How is digitalization changing Deutsche Bank?
It’s more a matter of fundamental process and less a question of attractive apps for consumers – even if they are important. What is decisive is whether we can adapt our structures in such a way that we can best use the enormous volume of existing data to the advantage of our customers.
Businesses such as algorithm-based high frequency trading suggest that the digitalization of banks has gone too far.
Our industry painfully abandoned the idea that models are superior to humans back during the crisis starting in 2008. We can optimize our algorithms as much as we want, they will not adequately capture causalities. And not even the best program can replace an experienced expert who immediately notices when someone in the dealing room starts to sweat.
What role does individualized consultation play?
Demand for it will grow and banks will transition more strongly to making money from fees for services and consulting. They have hardly any alternative since they make less and less money off the margin between lending and deposit rates.

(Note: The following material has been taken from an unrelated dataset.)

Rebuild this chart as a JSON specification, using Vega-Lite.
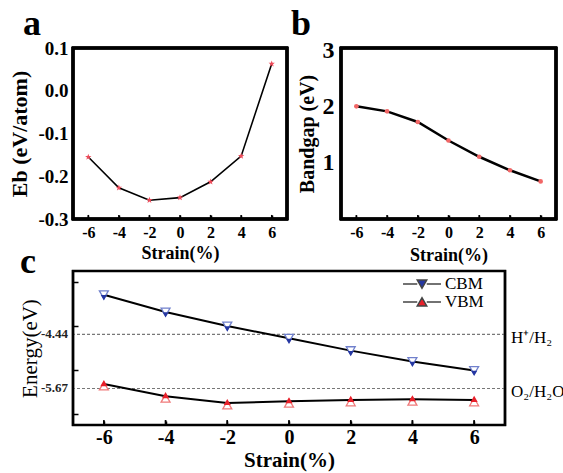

Banks and their customers are suffering from the ongoing low interest rates.
Not everyone. Credit users and the government benefit greatly from the historically low interest rates. But they also hit every single saver and have an enormous effect on the pension system. Investors need more and better guidance. That is also why it is important for us to continue to have expertise on the capital market.
You are a fan of the soccer club FC Bayern Munich. The team’s coach Pep Guardiola is under pressure. How should the club react?
I hope that it will be guided by long-term prospects and not short-term agitation. But a successful coach needs more than just expertise – he also needs good fortune.